START Input material

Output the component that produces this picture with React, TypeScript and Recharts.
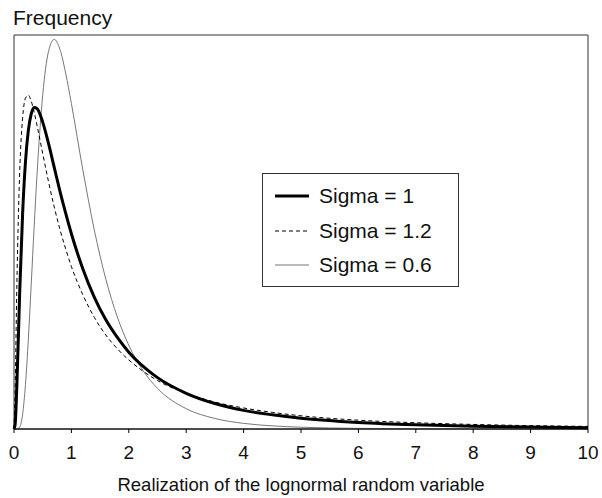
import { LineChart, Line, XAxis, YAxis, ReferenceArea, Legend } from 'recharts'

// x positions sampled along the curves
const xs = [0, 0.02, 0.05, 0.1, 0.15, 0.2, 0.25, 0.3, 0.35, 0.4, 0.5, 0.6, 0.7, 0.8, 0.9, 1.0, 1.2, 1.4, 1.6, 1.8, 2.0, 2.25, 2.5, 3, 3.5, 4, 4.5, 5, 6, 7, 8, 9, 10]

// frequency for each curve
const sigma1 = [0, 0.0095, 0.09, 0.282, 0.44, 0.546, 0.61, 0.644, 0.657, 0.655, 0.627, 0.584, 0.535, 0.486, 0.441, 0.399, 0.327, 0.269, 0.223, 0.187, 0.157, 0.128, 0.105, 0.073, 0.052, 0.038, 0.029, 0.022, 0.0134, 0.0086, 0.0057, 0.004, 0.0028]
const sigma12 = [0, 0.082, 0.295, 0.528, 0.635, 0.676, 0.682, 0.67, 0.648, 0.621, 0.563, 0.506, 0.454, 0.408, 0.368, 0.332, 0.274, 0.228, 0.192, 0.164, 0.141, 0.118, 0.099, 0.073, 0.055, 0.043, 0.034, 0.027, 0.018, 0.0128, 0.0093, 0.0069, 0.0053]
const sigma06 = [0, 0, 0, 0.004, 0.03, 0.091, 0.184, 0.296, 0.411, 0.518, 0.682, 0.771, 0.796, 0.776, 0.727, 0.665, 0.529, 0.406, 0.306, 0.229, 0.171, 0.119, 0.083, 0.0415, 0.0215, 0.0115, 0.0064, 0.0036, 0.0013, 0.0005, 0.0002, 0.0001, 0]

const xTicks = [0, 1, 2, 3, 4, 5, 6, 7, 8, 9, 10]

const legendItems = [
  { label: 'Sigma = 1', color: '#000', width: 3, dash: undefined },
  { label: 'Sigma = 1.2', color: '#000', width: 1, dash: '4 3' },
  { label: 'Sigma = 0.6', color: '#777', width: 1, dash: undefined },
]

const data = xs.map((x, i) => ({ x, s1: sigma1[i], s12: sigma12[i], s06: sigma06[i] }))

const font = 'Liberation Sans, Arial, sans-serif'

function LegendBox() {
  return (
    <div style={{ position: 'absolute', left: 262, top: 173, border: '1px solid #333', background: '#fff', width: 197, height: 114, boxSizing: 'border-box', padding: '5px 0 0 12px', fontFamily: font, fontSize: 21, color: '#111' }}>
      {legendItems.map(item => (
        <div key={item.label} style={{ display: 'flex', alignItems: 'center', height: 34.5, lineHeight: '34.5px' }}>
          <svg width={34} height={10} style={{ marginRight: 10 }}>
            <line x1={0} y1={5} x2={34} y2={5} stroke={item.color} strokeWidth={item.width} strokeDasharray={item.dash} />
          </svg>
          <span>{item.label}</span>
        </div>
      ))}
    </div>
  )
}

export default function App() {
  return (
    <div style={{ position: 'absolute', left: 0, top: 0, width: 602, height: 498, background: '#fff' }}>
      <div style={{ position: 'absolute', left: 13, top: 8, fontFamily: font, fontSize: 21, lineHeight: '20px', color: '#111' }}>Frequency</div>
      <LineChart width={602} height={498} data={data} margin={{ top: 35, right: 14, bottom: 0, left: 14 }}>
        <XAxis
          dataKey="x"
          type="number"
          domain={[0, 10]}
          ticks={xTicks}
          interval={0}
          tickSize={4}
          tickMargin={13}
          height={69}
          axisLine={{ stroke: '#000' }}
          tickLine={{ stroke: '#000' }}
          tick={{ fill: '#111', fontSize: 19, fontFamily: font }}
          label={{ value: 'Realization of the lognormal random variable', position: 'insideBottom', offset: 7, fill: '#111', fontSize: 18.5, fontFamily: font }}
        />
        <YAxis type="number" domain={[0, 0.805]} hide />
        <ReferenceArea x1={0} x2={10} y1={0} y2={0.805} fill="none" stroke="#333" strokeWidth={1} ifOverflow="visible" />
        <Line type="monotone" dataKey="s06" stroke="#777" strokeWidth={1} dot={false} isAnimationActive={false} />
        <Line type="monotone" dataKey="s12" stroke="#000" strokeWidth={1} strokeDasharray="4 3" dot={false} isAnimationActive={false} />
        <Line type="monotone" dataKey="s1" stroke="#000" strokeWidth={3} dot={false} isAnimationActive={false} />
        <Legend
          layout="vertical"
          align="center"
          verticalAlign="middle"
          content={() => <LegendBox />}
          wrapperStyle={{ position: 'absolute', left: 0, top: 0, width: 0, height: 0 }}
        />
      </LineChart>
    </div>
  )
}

END Input material
START Input material

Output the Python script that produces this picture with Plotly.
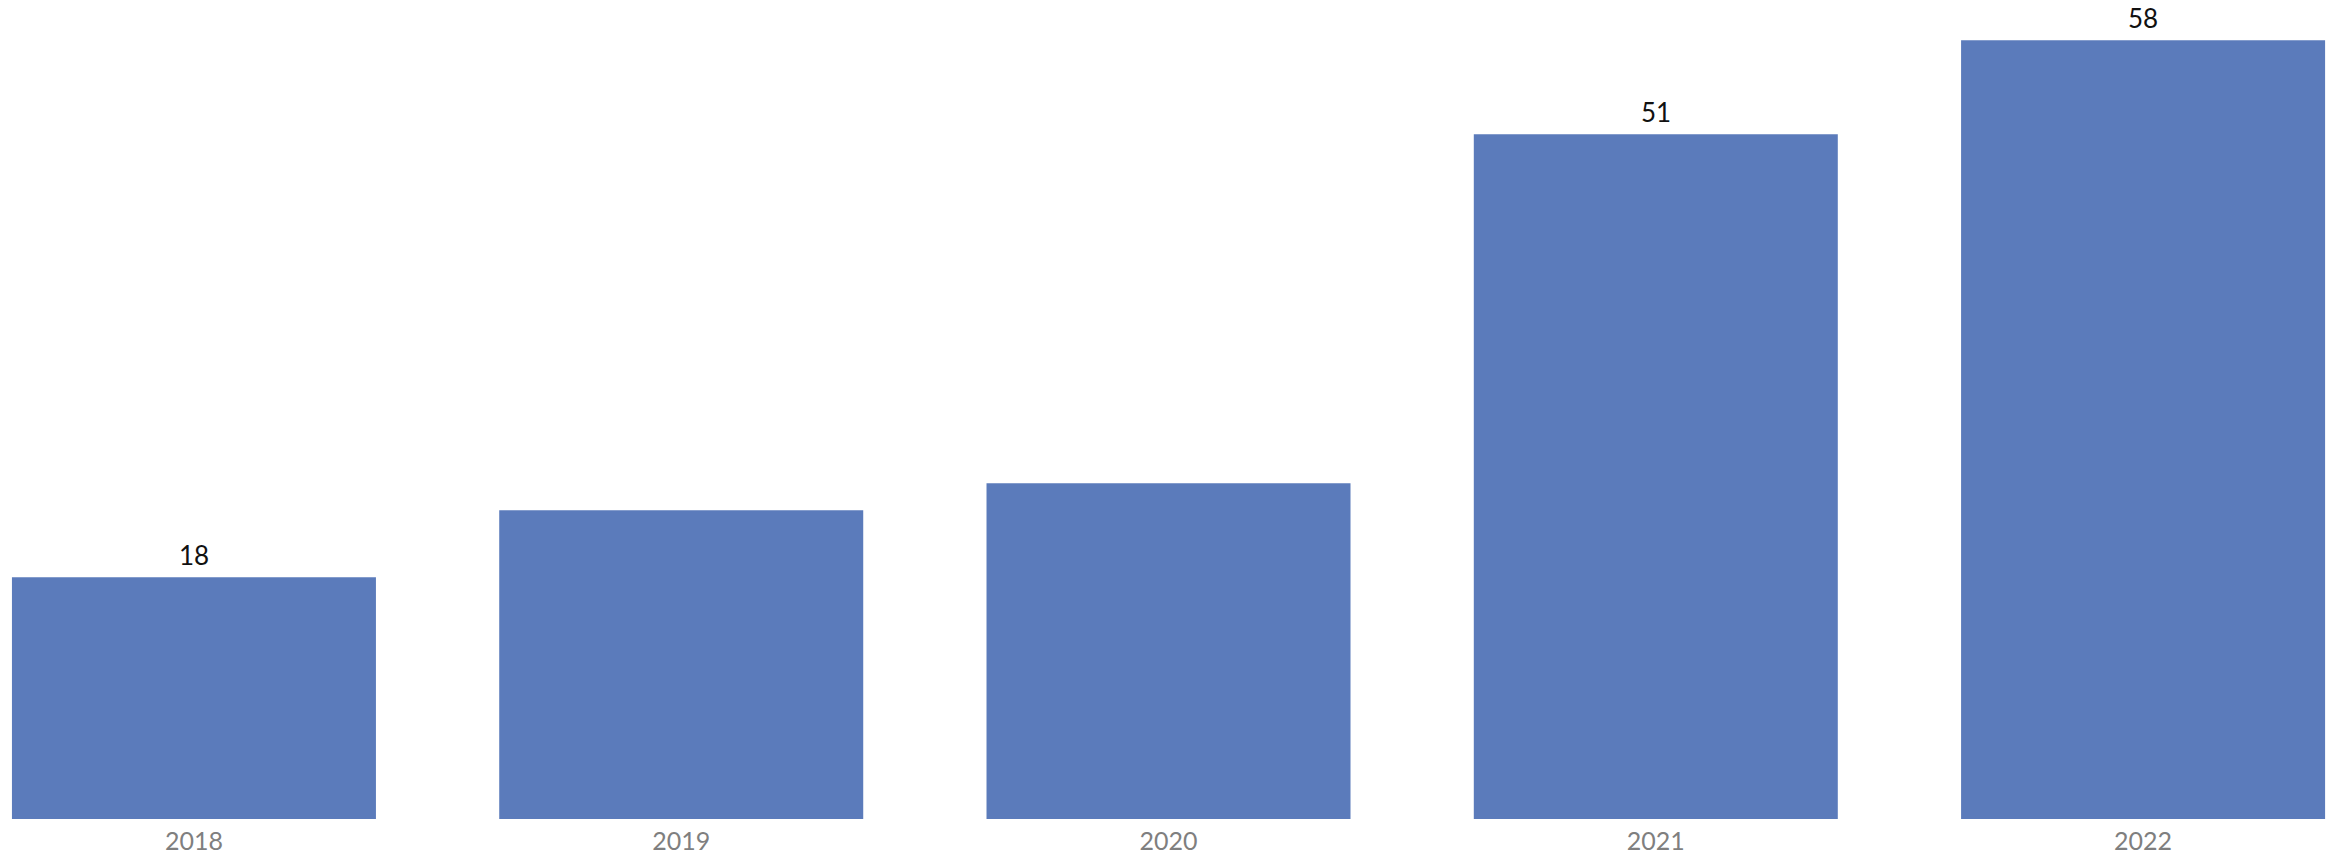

END Input material

Print the line above containing "Output the component", the line containing "YAxis, ReferenceArea, Legend", and everything between them, exactly as written. Pictures stay out.

▶ _Solution to the exercise_:
Output the component that produces this picture with React, TypeScript and Recharts.
import { LineChart, Line, XAxis, YAxis, ReferenceArea, Legend } from 'recharts'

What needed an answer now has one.